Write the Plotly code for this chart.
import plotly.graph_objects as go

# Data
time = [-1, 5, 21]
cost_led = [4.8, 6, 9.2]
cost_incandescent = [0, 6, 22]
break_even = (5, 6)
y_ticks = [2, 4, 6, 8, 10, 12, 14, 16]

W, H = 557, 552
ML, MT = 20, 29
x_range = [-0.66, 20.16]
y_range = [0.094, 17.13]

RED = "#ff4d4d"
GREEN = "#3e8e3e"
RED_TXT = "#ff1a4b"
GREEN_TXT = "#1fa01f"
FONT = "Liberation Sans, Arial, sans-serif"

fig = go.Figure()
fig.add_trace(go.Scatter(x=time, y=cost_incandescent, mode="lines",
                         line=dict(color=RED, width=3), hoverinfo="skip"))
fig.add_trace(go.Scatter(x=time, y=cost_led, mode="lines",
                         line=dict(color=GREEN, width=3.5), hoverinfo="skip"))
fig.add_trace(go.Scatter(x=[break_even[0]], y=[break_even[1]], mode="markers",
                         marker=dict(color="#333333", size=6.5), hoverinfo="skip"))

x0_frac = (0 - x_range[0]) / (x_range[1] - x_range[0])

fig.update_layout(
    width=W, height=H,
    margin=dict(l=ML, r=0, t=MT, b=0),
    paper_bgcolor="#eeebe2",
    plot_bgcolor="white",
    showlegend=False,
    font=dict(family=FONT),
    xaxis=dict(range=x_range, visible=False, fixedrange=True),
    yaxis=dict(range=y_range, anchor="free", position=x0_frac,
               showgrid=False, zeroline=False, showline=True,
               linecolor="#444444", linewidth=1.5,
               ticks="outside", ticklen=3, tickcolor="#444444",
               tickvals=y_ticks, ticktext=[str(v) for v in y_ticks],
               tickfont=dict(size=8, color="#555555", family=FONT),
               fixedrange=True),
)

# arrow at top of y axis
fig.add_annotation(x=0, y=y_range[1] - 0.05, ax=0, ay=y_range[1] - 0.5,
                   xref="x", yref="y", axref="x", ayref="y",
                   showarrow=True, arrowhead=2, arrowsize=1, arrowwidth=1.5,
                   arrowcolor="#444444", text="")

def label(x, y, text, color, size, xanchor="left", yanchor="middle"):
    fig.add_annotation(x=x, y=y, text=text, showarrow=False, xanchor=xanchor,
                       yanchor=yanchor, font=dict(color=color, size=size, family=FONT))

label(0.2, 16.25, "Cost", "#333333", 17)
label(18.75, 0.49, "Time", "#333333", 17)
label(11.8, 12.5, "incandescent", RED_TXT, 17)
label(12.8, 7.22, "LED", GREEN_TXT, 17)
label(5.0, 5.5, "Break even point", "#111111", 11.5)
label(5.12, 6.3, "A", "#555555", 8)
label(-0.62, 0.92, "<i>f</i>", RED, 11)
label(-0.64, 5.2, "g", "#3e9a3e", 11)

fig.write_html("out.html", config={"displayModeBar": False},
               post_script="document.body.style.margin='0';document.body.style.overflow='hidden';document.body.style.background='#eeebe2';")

_ _ _ _ _

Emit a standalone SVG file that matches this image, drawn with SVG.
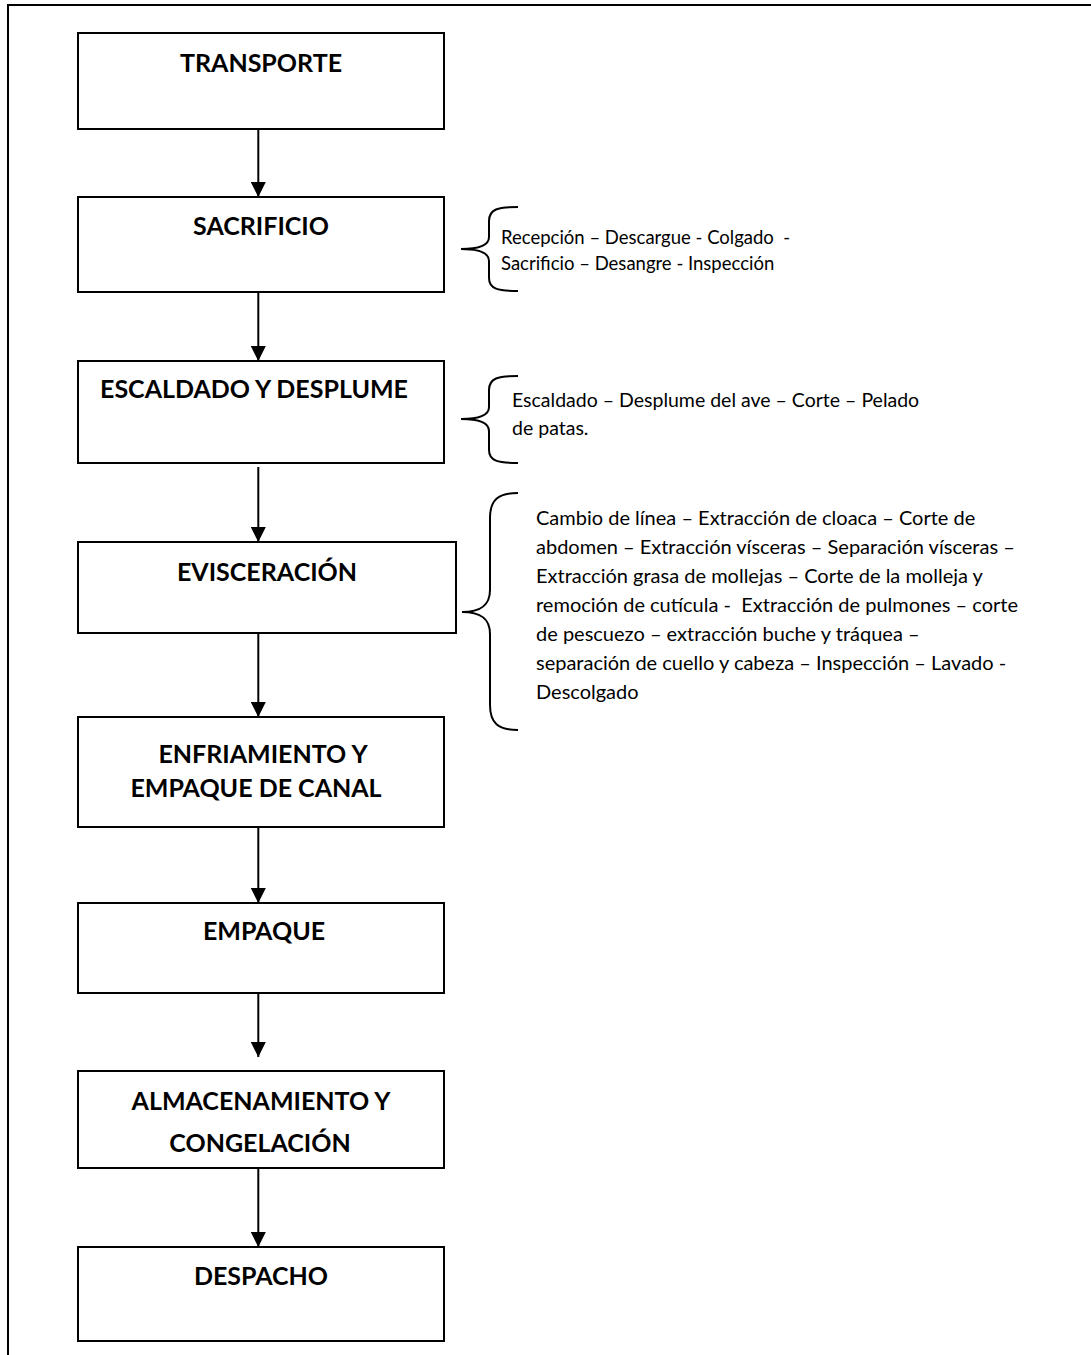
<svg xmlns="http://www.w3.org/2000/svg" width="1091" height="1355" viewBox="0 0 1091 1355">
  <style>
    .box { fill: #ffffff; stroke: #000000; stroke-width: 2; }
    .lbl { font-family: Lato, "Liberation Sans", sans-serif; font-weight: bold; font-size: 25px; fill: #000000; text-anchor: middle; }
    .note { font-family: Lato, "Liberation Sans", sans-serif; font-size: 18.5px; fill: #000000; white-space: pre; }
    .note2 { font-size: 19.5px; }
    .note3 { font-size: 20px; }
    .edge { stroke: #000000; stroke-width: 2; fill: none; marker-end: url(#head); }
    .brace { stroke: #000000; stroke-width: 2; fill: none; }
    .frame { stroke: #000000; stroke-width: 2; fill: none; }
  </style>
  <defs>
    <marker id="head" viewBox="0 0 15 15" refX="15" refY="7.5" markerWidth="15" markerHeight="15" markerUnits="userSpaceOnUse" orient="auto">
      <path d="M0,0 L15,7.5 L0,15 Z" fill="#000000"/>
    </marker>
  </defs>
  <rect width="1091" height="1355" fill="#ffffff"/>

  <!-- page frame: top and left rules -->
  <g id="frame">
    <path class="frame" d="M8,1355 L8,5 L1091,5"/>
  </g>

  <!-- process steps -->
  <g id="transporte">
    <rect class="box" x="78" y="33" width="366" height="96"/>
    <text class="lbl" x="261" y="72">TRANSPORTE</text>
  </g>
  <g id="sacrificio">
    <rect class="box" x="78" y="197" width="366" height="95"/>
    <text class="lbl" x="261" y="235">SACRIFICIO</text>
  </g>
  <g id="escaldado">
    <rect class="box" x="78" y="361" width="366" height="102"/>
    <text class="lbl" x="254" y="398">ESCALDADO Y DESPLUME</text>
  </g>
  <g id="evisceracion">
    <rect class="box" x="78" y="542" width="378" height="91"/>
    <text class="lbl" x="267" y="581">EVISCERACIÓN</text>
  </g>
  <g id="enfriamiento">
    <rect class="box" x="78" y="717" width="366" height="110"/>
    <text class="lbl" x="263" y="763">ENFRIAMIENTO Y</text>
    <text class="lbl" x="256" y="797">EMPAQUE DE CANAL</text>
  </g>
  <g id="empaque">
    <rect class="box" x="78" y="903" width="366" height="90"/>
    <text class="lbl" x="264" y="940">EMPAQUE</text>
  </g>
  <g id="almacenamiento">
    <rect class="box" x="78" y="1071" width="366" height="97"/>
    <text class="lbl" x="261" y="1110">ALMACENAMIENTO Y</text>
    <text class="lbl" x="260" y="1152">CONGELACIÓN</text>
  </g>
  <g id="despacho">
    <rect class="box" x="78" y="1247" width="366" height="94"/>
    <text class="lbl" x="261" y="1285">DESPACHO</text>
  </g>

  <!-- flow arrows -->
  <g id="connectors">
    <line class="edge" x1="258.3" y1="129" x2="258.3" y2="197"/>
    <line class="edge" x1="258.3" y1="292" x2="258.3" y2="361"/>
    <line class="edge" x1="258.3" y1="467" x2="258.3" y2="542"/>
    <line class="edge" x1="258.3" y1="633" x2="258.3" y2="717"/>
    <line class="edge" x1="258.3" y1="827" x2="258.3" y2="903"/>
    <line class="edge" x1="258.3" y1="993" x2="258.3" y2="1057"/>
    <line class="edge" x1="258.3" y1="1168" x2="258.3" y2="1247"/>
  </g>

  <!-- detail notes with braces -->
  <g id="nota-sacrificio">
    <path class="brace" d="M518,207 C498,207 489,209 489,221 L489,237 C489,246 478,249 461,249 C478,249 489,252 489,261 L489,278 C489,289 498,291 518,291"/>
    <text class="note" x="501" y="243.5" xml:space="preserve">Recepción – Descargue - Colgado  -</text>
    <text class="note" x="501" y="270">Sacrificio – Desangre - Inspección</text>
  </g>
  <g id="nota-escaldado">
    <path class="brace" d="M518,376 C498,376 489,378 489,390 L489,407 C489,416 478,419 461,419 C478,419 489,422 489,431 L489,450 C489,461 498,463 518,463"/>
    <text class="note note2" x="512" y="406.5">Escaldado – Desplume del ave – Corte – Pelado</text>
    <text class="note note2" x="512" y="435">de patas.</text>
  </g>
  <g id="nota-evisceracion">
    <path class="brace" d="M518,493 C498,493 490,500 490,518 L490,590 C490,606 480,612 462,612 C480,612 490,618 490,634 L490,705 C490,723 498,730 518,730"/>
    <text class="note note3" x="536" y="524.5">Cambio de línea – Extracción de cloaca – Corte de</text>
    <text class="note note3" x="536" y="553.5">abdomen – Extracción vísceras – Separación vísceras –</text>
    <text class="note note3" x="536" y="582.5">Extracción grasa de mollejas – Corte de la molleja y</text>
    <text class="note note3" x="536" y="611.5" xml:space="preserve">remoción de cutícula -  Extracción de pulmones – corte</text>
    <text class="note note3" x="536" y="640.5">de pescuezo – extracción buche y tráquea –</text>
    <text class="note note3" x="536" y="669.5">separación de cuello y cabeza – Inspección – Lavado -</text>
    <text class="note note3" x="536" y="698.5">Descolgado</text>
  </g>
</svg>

_ _ _ _ _

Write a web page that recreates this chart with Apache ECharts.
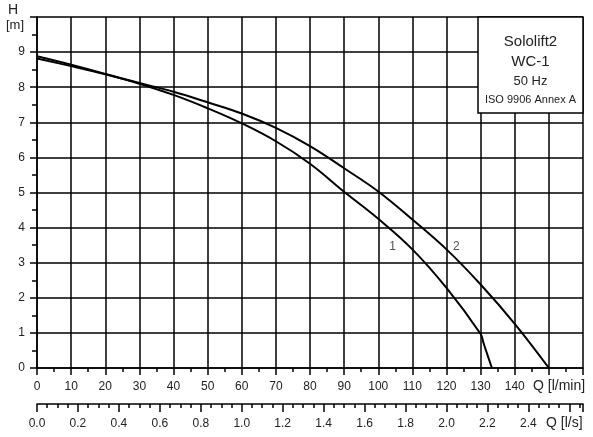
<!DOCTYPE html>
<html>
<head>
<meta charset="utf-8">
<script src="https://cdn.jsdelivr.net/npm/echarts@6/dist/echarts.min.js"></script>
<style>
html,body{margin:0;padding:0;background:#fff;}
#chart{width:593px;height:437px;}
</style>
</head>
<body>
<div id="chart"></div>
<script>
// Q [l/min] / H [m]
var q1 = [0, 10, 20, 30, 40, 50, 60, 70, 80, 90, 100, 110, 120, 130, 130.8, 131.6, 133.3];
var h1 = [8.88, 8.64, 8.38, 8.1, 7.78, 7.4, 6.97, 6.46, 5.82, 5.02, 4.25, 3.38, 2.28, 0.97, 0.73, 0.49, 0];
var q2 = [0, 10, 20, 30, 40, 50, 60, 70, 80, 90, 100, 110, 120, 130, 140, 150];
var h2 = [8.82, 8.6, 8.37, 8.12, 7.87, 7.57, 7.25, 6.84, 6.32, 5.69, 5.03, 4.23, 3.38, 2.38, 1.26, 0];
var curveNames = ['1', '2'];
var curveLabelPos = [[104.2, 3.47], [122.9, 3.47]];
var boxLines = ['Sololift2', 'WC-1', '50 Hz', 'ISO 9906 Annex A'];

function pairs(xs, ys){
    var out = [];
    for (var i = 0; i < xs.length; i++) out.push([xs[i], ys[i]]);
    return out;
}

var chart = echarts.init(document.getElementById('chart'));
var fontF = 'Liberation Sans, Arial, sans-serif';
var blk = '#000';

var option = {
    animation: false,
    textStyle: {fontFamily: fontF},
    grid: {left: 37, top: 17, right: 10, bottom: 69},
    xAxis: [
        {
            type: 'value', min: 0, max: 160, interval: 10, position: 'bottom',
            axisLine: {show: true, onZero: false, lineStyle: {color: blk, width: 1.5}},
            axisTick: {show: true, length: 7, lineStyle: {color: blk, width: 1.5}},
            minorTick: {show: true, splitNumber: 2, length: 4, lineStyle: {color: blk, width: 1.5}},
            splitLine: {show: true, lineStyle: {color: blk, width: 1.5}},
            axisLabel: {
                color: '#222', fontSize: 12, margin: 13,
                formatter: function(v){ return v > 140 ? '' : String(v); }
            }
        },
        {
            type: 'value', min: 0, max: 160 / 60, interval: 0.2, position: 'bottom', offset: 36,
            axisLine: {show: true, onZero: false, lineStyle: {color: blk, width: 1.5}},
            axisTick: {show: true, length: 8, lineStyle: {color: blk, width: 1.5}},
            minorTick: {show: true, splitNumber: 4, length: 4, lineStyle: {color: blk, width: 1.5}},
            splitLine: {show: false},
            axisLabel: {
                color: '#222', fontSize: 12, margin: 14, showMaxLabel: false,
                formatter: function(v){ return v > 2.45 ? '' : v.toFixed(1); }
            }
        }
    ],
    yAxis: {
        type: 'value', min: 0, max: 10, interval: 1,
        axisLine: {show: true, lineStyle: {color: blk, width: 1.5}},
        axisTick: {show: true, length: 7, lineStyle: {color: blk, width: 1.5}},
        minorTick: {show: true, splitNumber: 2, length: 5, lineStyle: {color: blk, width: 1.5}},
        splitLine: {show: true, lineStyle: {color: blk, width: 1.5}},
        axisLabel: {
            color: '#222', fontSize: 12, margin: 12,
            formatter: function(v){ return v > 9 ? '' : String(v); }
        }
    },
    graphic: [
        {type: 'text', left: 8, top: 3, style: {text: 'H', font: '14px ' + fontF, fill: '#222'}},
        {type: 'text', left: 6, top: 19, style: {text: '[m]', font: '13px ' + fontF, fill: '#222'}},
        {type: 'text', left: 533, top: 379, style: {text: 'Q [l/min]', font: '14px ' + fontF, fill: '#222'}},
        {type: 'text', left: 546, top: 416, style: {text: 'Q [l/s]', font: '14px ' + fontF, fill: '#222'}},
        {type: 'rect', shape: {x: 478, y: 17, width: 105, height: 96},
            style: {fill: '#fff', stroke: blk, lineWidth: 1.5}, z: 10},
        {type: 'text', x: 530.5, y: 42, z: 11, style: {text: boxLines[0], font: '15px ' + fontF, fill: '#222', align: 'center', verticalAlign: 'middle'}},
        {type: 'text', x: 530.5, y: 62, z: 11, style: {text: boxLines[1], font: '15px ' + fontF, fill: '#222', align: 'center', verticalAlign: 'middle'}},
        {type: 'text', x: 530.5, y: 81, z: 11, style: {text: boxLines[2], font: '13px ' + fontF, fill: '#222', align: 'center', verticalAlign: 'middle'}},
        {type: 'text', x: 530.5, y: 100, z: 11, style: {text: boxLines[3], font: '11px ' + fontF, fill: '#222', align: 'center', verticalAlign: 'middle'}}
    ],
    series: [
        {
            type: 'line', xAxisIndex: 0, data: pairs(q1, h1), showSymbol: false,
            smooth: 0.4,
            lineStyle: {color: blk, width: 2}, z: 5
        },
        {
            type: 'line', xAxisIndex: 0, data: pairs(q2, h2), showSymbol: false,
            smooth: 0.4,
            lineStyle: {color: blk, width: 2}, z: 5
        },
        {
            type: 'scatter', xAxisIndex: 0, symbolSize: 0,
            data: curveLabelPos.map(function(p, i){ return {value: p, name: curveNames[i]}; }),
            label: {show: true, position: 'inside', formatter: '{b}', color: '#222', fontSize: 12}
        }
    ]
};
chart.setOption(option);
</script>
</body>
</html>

_ _ _ _ _

__Directive__
Filter the entries down to the lines with the word "page" in them.

__Full response__
  <!-- page frame: top and left rules -->
Write a web page that recreates this chart with Apache ECharts.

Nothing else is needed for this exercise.